Fridays for Future, the youth-led organization that coordinated the strike, wrote, “The catastrophic climate scenario that we are living in is the result of centuries of exploitation and oppression through colonialism, extractivism and capitalism,” and called for climate reparations.

Large group of people in New Delhi sitting holding signs protesting climate change
Activists display protest signs during the global climate strike in New Delhi, India. Xavier Galiana / AFP via Getty Images

In a recent opinion piece, Bangladeshi climate activist Farzana Faruk Jhumu agreed: “Climate reparations are the compensation that the Global North must pay the Global South for the destruction they have caused through huge carbon emissions.”

A girl holds a megaphone in front of a crowd with signs and banners
Students rally in Sydney, Australia. Ruth Goodwin / Getty Images

The first wave of international climate strikes in 2019 attracted an estimated 6 million people in thousands of cities and towns across the world. While Friday’s protests weren’t as large, they do signify a resurgence of the youth climate movement now that many countries have eased pandemic restrictions.

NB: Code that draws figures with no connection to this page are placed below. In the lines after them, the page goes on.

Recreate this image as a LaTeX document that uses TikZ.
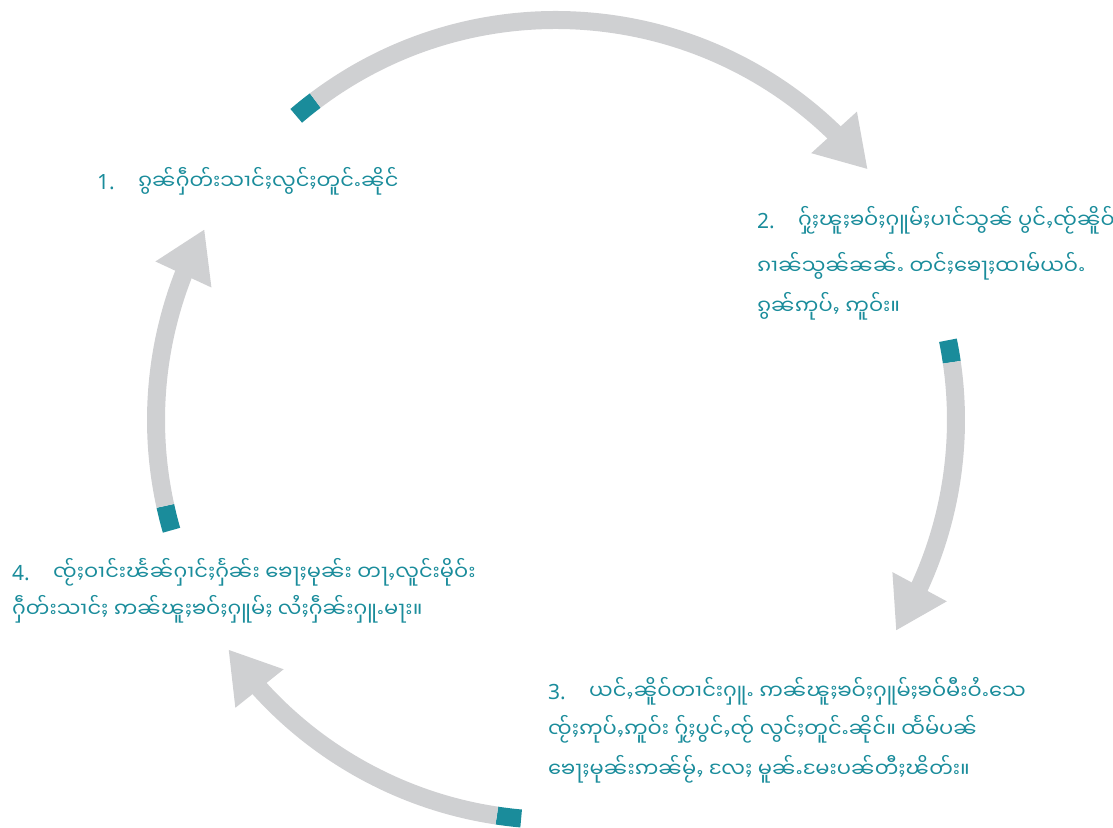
\documentclass[tikz,border=0pt]{standalone}
\usepackage{fontspec}
\setmainfont{Noto Sans}
\newfontfamily\shan[Script=Myanmar]{Noto Sans Myanmar UI}
\usetikzlibrary{arrows.meta,bending}
\definecolor{stepteal}{HTML}{1A8C9B}
\definecolor{ringgray}{HTML}{CFD0D2}
\tikzset{
  steptext/.style={anchor=base west, inner sep=0pt, text=stepteal, font=\fontsize{21}{25}\selectfont},
  ring/.style={draw=ringgray, line width=18pt, -{Triangle[length=50pt,width=58pt]}},
  tab/.style={draw=stepteal, line width=18pt},
}
\newcommand{\stepno}[1]{\makebox[41pt][l]{#1}}
\begin{document}
\begin{tikzpicture}[x=1pt,y=1pt]
    \useasboundingbox (0,0) rectangle (1113,827);
    \coordinate (c) at (556,407);
    % tab start / tab end / arrow end
    \foreach \a/\b/\e in {130.5/127/38.8, 11.5/8.3/-31.8, 265/261.5/215, 196/192.4/151.5}{
        \draw[tab] (c) ++(\a:400) arc[start angle=\a, end angle=\b, radius=400];
        \draw[ring] (c) ++(\b:400) arc[start angle=\b, end angle=\e, radius=400];
    }
    \node[steptext] (s1) at (97,637) {\stepno{1.}{\shan ၵွၼ်ႁဵတ်းသၢင်ႈလွင်ႈတူင်ႉၼိုင်}};
    \node[steptext] (s2a) at (757,598) {\stepno{2.}{\shan ႁႂ်ႈၽူႈၶဝ်ႈႁူမ်ႈပၢင်သွၼ် ပွင်ႇၸႂ်ၼိူဝ်}};
    \node[steptext] (s2b) at (757,552) {\shan ၵၢၼ်သွၼ်ၼၼ်ႉ တင်ႈၶေႃႈထၢမ်ယဝ်ႉ};
    \node[steptext] (s2c) at (757,512) {\shan ၵွၼ်ဢုပ်ႇ ဢူဝ်း။};
    \node[steptext] (s3a) at (548,127) {\stepno{3.}{\shan ယင်ႇၼိူဝ်တၢင်းႁူႉ ဢၼ်ၽူႈၶဝ်ႈႁူမ်ႈၶဝ်မီးဝႆႉသေ}};
    \node[steptext] (s3b) at (548,89) {\shan ၸႂ်ႈဢုပ်ႇဢူဝ်း ႁႂ်ႈပွင်ႇၸႂ် လွင်ႈတူင်ႉၼိုင်။ ထႅမ်ပၼ်};
    \node[steptext] (s3c) at (548,49) {\shan ၶေႃႈမုၼ်းဢၼ်မႂ်ႇ လႄႈ မူၼ်ႉမႄးပၼ်တီႈၽိတ်း။};
    \node[steptext] (s4a) at (12,246) {\stepno{4.}{\shan ၸႂ်ႈဝၢင်းၽႅၼ်ႁၢင်ႈႁႅၼ်း ၶေႃႈမုၼ်း တႃႇလူင်းမိုဝ်း}};
    \node[steptext] (s4b) at (12,209) {\shan ႁဵတ်းသၢင်ႈ ဢၼ်ၽူႈၶဝ်ႈႁူမ်ႈ လႆႈႁဵၼ်းႁူႉမႃး။};
\end{tikzpicture}
\end{document}
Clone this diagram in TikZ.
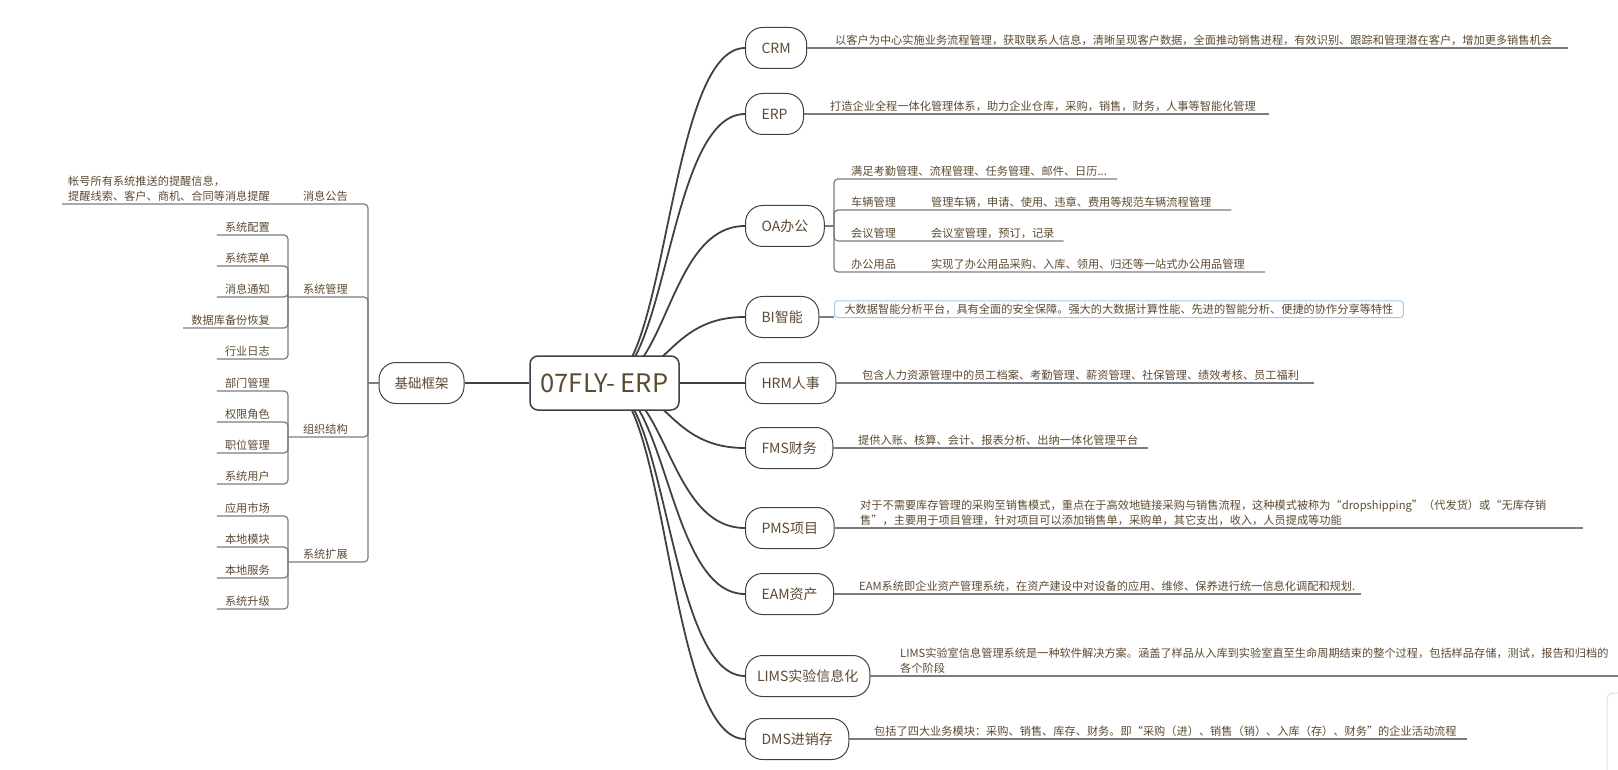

Woman with green hair and mask holding cardboard sign with leaves and flames that reads "emergencia climática"
A climate activist holds up a sign in Santiago, Chile. Martin Bernetti / AFP via Getty Images

Liv Schroeder, national coordinator and policy director for Fridays for Future U.S., told Inside Climate News, “We’ve been incredibly isolated and while the climate movement has continued during Covid, we need to reignite hope and strikes to push our leaders to act.”